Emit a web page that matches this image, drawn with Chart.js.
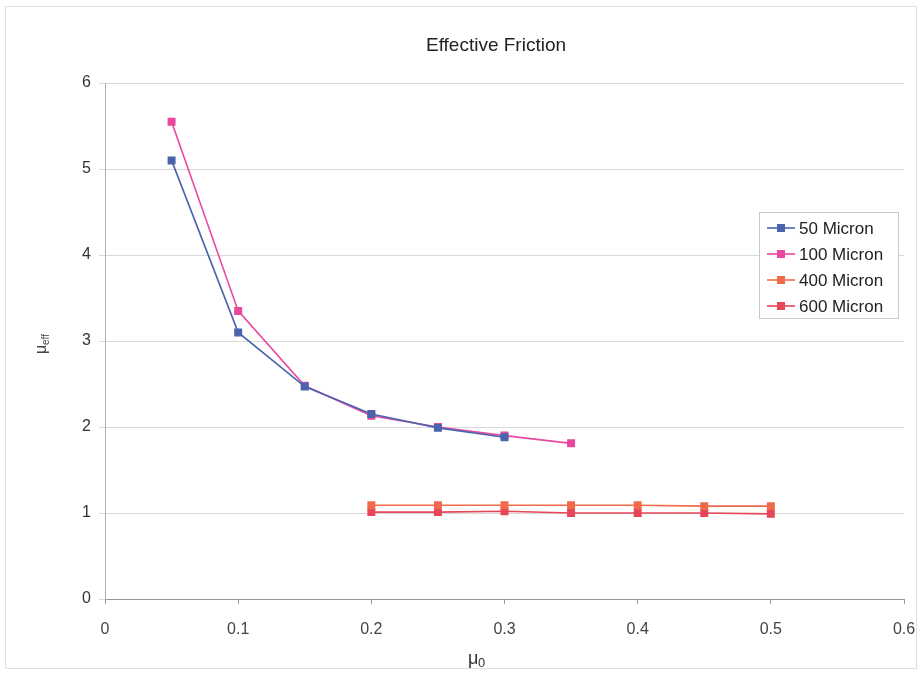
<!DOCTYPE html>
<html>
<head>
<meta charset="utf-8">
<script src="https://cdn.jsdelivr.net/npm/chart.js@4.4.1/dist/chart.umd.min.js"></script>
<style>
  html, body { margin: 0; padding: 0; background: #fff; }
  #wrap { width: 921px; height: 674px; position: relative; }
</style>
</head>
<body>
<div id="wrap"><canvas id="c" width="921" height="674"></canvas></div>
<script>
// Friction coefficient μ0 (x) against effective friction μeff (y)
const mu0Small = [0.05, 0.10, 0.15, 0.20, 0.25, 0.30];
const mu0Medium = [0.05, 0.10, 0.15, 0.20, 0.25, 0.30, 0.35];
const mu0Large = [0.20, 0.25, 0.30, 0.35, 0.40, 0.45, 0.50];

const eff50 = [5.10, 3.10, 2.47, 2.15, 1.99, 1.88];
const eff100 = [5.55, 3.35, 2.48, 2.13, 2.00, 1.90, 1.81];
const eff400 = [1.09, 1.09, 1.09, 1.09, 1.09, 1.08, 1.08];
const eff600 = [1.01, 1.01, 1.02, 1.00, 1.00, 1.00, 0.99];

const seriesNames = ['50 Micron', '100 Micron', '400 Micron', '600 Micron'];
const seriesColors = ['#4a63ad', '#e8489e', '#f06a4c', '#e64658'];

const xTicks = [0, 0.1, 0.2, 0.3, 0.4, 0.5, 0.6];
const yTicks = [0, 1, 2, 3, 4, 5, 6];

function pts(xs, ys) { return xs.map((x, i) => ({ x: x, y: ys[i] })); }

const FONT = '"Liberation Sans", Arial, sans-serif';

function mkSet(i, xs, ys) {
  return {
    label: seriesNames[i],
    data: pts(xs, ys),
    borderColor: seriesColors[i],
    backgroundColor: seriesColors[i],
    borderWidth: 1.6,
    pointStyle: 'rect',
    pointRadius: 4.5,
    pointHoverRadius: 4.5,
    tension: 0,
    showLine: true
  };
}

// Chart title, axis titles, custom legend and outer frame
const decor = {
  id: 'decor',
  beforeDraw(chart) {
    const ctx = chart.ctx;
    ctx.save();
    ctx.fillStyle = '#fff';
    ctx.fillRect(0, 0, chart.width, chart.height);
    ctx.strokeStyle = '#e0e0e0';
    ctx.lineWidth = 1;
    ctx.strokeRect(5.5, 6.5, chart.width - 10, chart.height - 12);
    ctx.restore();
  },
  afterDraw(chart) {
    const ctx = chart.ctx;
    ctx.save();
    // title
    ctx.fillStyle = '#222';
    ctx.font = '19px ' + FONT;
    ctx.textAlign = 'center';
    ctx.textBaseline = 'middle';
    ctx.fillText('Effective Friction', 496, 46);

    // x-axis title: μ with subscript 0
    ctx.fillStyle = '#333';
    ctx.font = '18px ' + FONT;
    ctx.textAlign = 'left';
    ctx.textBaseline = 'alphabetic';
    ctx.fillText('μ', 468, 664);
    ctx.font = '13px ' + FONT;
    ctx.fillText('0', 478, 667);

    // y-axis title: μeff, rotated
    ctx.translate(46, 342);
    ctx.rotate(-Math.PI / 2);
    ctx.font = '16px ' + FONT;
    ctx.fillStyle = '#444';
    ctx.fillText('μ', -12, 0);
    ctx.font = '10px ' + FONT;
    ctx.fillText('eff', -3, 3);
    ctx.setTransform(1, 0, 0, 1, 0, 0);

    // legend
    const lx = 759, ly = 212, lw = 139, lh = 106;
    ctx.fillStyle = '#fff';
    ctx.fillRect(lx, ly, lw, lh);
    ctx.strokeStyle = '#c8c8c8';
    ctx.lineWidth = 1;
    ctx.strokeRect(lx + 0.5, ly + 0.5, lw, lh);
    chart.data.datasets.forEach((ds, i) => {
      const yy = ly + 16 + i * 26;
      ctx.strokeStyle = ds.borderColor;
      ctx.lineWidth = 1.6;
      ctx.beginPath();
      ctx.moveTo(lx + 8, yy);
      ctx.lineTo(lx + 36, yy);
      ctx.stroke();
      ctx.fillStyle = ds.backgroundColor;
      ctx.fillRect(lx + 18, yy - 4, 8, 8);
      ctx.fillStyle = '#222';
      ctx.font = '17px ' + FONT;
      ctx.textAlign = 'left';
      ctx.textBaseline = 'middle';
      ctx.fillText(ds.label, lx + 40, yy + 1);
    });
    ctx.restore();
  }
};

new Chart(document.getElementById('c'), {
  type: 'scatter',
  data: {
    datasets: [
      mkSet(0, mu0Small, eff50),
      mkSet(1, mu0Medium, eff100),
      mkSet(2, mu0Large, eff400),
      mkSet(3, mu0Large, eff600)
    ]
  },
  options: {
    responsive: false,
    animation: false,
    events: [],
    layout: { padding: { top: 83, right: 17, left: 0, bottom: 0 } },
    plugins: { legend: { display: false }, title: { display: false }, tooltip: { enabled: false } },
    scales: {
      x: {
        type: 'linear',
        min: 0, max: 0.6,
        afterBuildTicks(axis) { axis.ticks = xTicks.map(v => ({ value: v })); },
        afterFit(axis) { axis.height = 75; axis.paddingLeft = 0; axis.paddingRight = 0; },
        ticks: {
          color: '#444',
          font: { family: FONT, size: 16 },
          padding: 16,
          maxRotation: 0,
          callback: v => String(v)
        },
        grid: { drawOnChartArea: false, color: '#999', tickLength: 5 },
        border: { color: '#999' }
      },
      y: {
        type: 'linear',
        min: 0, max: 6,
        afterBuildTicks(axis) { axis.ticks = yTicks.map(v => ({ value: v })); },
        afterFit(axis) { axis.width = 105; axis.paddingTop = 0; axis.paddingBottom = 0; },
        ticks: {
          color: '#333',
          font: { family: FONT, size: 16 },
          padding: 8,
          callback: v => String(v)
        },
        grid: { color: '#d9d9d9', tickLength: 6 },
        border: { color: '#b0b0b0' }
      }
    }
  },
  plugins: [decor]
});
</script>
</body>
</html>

What the task asks:
Copy nothing but the lines from the first one in the listing through the line with "const mu0Large = [0.20, 0.25, 0.30, 0.35, 0.40, 0.45, 0.50];", and omit the pictures.

Right answer:
Emit a web page that matches this image, drawn with Chart.js.
<!DOCTYPE html>
<html>
<head>
<meta charset="utf-8">
<script src="https://cdn.jsdelivr.net/npm/chart.js@4.4.1/dist/chart.umd.min.js"></script>
<style>
  html, body { margin: 0; padding: 0; background: #fff; }
  #wrap { width: 921px; height: 674px; position: relative; }
</style>
</head>
<body>
<div id="wrap"><canvas id="c" width="921" height="674"></canvas></div>
<script>
// Friction coefficient μ0 (x) against effective friction μeff (y)
const mu0Small = [0.05, 0.10, 0.15, 0.20, 0.25, 0.30];
const mu0Medium = [0.05, 0.10, 0.15, 0.20, 0.25, 0.30, 0.35];
const mu0Large = [0.20, 0.25, 0.30, 0.35, 0.40, 0.45, 0.50];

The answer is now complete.